▽
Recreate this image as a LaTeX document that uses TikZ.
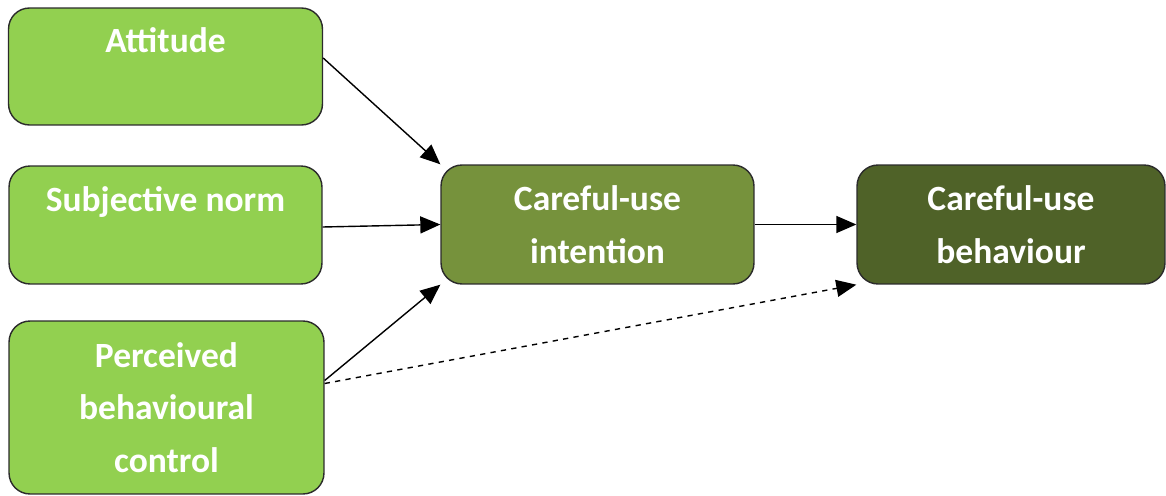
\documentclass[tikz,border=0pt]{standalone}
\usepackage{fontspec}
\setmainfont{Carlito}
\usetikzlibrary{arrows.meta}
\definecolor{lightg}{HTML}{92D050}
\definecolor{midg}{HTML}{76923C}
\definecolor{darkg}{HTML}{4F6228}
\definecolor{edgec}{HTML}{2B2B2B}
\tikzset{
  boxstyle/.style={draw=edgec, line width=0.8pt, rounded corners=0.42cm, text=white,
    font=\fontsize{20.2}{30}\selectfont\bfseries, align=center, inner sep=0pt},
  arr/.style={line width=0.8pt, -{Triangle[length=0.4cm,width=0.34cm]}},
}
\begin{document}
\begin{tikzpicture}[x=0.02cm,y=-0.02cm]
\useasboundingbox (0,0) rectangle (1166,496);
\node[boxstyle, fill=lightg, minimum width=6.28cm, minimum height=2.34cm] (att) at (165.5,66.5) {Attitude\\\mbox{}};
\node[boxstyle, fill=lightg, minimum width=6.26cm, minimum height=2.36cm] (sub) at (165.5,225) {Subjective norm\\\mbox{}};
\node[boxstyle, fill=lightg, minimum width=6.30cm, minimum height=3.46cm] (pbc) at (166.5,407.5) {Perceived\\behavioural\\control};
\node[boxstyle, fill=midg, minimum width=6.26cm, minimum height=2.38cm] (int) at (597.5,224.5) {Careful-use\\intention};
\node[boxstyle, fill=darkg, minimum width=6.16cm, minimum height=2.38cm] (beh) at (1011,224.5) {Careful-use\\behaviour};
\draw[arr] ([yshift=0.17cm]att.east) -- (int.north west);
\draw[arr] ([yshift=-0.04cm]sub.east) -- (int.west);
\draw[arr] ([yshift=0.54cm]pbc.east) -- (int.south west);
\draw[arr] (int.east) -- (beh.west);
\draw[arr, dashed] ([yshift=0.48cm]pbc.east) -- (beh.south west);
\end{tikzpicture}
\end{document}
△
▽
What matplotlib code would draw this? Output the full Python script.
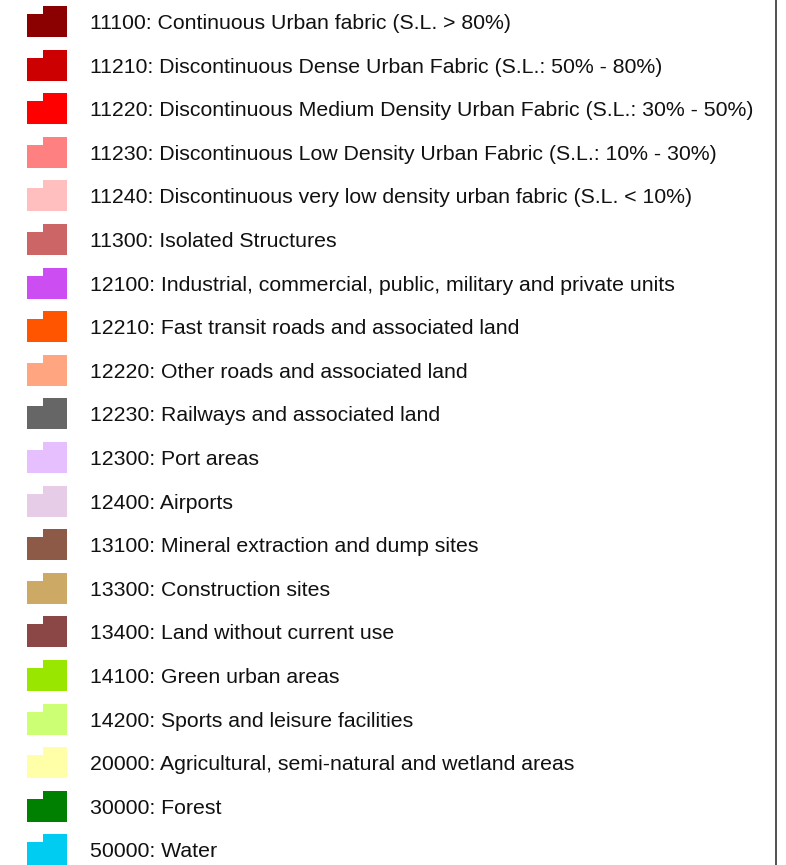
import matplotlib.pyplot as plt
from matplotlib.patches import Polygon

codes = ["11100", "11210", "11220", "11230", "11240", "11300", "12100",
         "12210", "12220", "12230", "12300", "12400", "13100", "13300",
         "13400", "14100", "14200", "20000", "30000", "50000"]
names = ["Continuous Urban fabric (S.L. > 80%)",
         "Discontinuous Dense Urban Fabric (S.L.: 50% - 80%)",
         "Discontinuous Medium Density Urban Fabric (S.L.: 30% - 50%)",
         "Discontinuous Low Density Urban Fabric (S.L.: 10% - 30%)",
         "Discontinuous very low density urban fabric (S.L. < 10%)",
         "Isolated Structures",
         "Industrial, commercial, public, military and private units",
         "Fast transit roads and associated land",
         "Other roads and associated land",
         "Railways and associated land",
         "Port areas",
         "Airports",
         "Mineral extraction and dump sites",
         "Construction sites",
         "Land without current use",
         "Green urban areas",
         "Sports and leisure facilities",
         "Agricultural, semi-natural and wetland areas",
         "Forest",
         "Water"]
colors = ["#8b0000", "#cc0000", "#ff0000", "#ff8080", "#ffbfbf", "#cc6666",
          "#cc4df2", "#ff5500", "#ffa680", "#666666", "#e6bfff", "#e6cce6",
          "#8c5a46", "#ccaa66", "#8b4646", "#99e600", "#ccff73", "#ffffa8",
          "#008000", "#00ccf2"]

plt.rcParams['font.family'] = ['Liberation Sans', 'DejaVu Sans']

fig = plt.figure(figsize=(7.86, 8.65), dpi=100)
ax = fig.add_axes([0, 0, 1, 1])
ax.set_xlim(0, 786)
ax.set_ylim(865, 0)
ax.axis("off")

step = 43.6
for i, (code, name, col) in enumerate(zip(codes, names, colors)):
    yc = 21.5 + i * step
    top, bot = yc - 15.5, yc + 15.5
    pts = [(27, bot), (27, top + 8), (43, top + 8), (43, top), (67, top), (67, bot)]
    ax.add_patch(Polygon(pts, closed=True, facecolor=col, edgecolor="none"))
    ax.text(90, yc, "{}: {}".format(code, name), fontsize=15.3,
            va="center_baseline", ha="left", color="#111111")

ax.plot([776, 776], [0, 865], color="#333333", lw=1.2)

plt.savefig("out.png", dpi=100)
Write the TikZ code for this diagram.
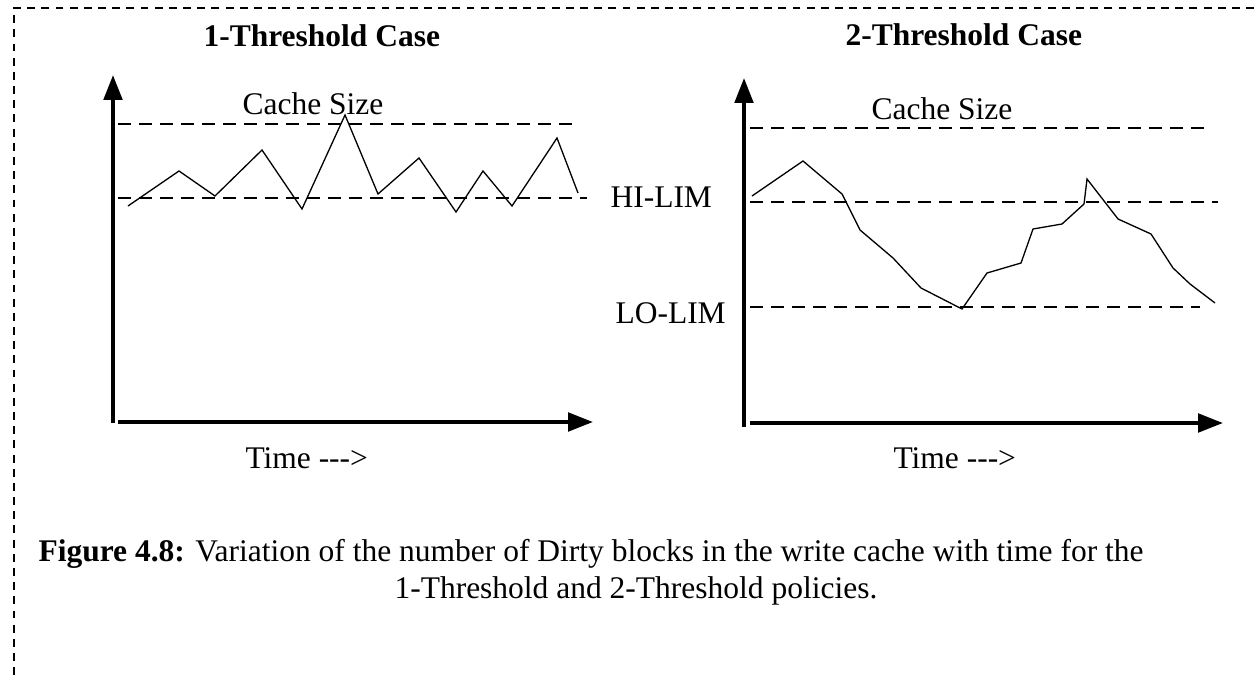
△
▽
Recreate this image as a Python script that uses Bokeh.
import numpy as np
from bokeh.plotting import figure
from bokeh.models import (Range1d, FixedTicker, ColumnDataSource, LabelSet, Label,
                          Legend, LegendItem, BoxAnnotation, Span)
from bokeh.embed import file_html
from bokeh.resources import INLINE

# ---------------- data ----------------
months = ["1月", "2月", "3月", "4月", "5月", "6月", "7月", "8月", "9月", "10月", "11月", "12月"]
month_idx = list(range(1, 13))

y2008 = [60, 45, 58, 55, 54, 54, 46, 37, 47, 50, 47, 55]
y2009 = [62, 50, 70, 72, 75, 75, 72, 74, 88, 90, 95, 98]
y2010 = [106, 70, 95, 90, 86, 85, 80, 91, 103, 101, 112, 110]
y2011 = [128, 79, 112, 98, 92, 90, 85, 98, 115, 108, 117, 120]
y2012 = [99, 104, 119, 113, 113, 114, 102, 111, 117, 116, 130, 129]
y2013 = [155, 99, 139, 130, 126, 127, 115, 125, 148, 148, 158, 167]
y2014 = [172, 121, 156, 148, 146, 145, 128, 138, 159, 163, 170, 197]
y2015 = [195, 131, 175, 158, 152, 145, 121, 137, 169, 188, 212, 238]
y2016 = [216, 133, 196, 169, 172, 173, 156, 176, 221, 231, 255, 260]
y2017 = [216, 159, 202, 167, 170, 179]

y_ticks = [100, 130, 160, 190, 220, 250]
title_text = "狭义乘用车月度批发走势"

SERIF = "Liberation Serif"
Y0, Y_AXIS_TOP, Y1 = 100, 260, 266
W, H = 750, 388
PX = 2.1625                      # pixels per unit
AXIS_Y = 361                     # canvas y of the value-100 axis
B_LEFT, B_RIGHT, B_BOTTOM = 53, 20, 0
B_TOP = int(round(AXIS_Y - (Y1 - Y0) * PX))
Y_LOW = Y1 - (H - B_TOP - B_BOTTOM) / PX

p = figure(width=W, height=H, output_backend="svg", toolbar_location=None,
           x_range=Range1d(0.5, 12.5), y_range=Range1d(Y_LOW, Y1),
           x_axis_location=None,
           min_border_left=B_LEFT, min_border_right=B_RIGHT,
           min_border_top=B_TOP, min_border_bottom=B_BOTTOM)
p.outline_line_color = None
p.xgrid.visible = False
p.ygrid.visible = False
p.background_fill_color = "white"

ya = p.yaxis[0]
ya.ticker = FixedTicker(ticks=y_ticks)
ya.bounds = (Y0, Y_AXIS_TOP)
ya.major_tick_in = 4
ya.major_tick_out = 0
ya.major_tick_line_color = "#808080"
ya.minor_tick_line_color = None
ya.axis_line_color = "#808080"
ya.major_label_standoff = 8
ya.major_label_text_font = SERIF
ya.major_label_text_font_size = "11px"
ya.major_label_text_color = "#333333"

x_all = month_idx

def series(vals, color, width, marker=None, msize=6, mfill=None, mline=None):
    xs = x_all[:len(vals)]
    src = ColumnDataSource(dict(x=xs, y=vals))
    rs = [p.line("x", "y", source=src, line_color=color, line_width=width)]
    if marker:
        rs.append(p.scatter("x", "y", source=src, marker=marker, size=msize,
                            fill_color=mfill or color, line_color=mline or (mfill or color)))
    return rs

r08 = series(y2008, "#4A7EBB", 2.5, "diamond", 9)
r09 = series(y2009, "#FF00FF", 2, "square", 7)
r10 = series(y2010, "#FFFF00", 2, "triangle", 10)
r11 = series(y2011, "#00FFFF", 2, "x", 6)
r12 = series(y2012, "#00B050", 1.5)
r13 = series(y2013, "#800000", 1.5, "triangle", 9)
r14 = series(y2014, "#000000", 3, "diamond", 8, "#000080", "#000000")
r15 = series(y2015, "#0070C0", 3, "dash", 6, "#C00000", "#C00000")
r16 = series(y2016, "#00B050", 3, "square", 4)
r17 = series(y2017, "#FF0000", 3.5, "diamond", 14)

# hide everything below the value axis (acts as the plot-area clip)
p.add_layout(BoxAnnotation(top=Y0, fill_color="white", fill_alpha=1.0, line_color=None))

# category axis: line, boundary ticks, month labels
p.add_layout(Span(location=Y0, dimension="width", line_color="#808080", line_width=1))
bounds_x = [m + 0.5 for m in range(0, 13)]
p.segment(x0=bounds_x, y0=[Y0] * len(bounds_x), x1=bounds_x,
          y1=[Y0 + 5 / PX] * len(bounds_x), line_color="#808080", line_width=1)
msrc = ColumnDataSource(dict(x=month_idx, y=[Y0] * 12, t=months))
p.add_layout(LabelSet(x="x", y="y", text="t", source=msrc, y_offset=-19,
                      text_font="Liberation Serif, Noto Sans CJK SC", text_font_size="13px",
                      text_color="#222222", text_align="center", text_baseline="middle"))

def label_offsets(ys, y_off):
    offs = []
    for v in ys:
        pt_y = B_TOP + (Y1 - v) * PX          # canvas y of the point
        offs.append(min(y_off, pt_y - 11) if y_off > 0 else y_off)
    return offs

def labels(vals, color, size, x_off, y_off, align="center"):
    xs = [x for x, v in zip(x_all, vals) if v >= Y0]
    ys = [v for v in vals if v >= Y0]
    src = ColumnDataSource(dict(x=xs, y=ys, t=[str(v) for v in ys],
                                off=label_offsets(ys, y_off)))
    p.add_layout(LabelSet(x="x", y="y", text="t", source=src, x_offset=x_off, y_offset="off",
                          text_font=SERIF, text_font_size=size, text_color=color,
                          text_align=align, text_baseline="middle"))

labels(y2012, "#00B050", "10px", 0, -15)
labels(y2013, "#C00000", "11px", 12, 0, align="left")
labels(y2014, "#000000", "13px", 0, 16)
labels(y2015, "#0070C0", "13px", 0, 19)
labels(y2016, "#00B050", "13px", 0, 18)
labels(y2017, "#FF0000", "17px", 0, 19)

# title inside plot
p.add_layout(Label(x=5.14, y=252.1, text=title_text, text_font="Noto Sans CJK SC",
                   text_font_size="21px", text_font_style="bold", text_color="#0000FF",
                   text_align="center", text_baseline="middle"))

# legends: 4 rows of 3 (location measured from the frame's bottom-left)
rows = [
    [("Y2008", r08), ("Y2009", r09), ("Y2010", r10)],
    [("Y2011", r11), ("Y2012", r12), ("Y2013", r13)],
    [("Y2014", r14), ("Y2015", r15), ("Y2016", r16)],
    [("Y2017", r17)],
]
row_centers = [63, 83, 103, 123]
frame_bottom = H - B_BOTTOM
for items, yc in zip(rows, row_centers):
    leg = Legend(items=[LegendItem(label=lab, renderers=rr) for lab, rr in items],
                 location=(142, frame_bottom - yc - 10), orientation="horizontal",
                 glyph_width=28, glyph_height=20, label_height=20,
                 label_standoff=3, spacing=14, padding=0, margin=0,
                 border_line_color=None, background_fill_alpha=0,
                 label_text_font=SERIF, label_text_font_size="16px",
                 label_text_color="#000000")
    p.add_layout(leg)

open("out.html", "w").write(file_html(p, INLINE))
△
> **Exercise brief**
Starting with the line that contains "Recreate this image as a Python", repeat each line exactly, and stop once the line that contains "month_idx = list(range(1, 13))" has been repeated.

> **Answer to the exercise**
Recreate this image as a Python script that uses Bokeh.
import numpy as np
from bokeh.plotting import figure
from bokeh.models import (Range1d, FixedTicker, ColumnDataSource, LabelSet, Label,
                          Legend, LegendItem, BoxAnnotation, Span)
from bokeh.embed import file_html
from bokeh.resources import INLINE

# ---------------- data ----------------
months = ["1月", "2月", "3月", "4月", "5月", "6月", "7月", "8月", "9月", "10月", "11月", "12月"]
month_idx = list(range(1, 13))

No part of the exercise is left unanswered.